## begin
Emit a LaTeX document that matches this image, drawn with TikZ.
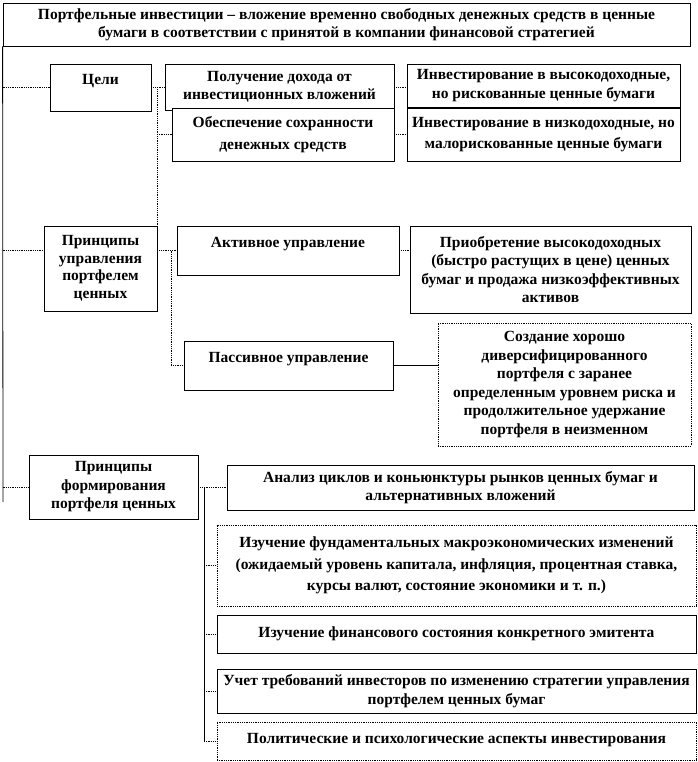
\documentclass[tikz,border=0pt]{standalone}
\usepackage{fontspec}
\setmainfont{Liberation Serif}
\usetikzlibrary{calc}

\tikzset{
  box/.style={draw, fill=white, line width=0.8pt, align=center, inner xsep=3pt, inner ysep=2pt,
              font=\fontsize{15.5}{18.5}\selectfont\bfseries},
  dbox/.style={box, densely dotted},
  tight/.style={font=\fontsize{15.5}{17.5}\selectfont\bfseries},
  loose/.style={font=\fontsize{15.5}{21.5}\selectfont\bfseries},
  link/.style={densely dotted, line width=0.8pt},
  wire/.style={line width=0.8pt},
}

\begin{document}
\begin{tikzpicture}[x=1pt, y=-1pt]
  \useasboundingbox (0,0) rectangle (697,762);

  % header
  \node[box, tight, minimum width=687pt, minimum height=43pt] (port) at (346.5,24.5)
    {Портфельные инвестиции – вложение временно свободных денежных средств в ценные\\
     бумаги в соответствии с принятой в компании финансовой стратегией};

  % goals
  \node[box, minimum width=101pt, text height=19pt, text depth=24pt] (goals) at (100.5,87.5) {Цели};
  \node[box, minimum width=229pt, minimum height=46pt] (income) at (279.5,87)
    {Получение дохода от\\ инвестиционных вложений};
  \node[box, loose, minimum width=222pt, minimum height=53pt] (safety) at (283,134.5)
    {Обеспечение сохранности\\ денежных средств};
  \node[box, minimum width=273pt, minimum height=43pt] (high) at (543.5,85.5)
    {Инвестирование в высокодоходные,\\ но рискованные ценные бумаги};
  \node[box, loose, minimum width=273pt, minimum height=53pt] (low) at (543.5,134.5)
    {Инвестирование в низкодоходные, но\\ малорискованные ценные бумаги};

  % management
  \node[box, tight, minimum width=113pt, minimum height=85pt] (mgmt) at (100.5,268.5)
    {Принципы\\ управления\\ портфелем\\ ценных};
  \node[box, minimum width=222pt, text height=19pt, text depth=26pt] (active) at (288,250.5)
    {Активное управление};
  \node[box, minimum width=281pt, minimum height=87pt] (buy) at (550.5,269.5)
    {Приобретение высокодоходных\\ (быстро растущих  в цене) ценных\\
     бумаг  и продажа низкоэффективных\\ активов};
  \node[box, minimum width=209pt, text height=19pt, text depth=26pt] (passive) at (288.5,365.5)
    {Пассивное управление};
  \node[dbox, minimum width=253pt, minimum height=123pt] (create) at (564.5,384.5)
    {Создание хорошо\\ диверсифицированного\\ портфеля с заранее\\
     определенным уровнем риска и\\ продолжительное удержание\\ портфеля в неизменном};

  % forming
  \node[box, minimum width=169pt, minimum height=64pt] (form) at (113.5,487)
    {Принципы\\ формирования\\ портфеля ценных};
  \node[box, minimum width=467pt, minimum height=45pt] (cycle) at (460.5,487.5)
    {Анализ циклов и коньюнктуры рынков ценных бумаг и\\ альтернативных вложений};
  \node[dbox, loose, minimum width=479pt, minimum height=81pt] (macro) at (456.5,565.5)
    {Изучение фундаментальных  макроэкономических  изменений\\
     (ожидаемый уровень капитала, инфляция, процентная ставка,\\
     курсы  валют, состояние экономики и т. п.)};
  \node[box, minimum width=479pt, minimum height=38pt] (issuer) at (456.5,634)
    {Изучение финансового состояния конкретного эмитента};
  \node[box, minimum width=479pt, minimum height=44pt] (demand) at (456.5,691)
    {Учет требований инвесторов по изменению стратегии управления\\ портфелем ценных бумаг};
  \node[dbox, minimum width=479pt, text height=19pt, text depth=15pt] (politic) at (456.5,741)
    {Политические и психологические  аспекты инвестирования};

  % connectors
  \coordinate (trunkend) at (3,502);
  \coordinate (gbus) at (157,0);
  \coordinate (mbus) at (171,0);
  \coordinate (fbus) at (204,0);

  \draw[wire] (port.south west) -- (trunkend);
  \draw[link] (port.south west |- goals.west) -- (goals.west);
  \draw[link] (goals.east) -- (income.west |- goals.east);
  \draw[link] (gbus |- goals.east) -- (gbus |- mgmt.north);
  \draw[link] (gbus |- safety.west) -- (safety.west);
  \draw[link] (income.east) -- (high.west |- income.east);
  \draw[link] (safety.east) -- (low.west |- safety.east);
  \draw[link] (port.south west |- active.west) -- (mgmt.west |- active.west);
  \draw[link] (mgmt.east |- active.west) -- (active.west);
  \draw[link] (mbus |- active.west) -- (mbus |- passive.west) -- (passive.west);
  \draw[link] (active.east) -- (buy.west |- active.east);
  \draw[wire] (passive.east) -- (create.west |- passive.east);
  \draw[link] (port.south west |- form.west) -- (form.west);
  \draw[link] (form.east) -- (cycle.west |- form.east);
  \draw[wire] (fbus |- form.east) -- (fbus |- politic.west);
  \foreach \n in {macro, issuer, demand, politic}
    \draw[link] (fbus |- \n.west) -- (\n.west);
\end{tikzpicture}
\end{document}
## end
Omit every picture, then reproduce the rest of the listing exactly.

# [Written answer]
Emit a LaTeX document that matches this image, drawn with TikZ.
\documentclass[tikz,border=0pt]{standalone}
\usepackage{fontspec}
\setmainfont{Liberation Serif}
\usetikzlibrary{calc}

\tikzset{
  box/.style={draw, fill=white, line width=0.8pt, align=center, inner xsep=3pt, inner ysep=2pt,
              font=\fontsize{15.5}{18.5}\selectfont\bfseries},
  dbox/.style={box, densely dotted},
  tight/.style={font=\fontsize{15.5}{17.5}\selectfont\bfseries},
  loose/.style={font=\fontsize{15.5}{21.5}\selectfont\bfseries},
  link/.style={densely dotted, line width=0.8pt},
  wire/.style={line width=0.8pt},
}

\begin{document}
\begin{tikzpicture}[x=1pt, y=-1pt]
  \useasboundingbox (0,0) rectangle (697,762);

  % header
  \node[box, tight, minimum width=687pt, minimum height=43pt] (port) at (346.5,24.5)
    {Портфельные инвестиции – вложение временно свободных денежных средств в ценные\\
     бумаги в соответствии с принятой в компании финансовой стратегией};

  % goals
  \node[box, minimum width=101pt, text height=19pt, text depth=24pt] (goals) at (100.5,87.5) {Цели};
  \node[box, minimum width=229pt, minimum height=46pt] (income) at (279.5,87)
    {Получение дохода от\\ инвестиционных вложений};
  \node[box, loose, minimum width=222pt, minimum height=53pt] (safety) at (283,134.5)
    {Обеспечение сохранности\\ денежных средств};
  \node[box, minimum width=273pt, minimum height=43pt] (high) at (543.5,85.5)
    {Инвестирование в высокодоходные,\\ но рискованные ценные бумаги};
  \node[box, loose, minimum width=273pt, minimum height=53pt] (low) at (543.5,134.5)
    {Инвестирование в низкодоходные, но\\ малорискованные ценные бумаги};

  % management
  \node[box, tight, minimum width=113pt, minimum height=85pt] (mgmt) at (100.5,268.5)
    {Принципы\\ управления\\ портфелем\\ ценных};
  \node[box, minimum width=222pt, text height=19pt, text depth=26pt] (active) at (288,250.5)
    {Активное управление};
  \node[box, minimum width=281pt, minimum height=87pt] (buy) at (550.5,269.5)
    {Приобретение высокодоходных\\ (быстро растущих  в цене) ценных\\
     бумаг  и продажа низкоэффективных\\ активов};
  \node[box, minimum width=209pt, text height=19pt, text depth=26pt] (passive) at (288.5,365.5)
    {Пассивное управление};
  \node[dbox, minimum width=253pt, minimum height=123pt] (create) at (564.5,384.5)
    {Создание хорошо\\ диверсифицированного\\ портфеля с заранее\\
     определенным уровнем риска и\\ продолжительное удержание\\ портфеля в неизменном};

  % forming
  \node[box, minimum width=169pt, minimum height=64pt] (form) at (113.5,487)
    {Принципы\\ формирования\\ портфеля ценных};
  \node[box, minimum width=467pt, minimum height=45pt] (cycle) at (460.5,487.5)
    {Анализ циклов и коньюнктуры рынков ценных бумаг и\\ альтернативных вложений};
  \node[dbox, loose, minimum width=479pt, minimum height=81pt] (macro) at (456.5,565.5)
    {Изучение фундаментальных  макроэкономических  изменений\\
     (ожидаемый уровень капитала, инфляция, процентная ставка,\\
     курсы  валют, состояние экономики и т. п.)};
  \node[box, minimum width=479pt, minimum height=38pt] (issuer) at (456.5,634)
    {Изучение финансового состояния конкретного эмитента};
  \node[box, minimum width=479pt, minimum height=44pt] (demand) at (456.5,691)
    {Учет требований инвесторов по изменению стратегии управления\\ портфелем ценных бумаг};
  \node[dbox, minimum width=479pt, text height=19pt, text depth=15pt] (politic) at (456.5,741)
    {Политические и психологические  аспекты инвестирования};

  % connectors
  \coordinate (trunkend) at (3,502);
  \coordinate (gbus) at (157,0);
  \coordinate (mbus) at (171,0);
  \coordinate (fbus) at (204,0);

  \draw[wire] (port.south west) -- (trunkend);
  \draw[link] (port.south west |- goals.west) -- (goals.west);
  \draw[link] (goals.east) -- (income.west |- goals.east);
  \draw[link] (gbus |- goals.east) -- (gbus |- mgmt.north);
  \draw[link] (gbus |- safety.west) -- (safety.west);
  \draw[link] (income.east) -- (high.west |- income.east);
  \draw[link] (safety.east) -- (low.west |- safety.east);
  \draw[link] (port.south west |- active.west) -- (mgmt.west |- active.west);
  \draw[link] (mgmt.east |- active.west) -- (active.west);
  \draw[link] (mbus |- active.west) -- (mbus |- passive.west) -- (passive.west);
  \draw[link] (active.east) -- (buy.west |- active.east);
  \draw[wire] (passive.east) -- (create.west |- passive.east);
  \draw[link] (port.south west |- form.west) -- (form.west);
  \draw[link] (form.east) -- (cycle.west |- form.east);
  \draw[wire] (fbus |- form.east) -- (fbus |- politic.west);
  \foreach \n in {macro, issuer, demand, politic}
    \draw[link] (fbus |- \n.west) -- (\n.west);
\end{tikzpicture}
\end{document}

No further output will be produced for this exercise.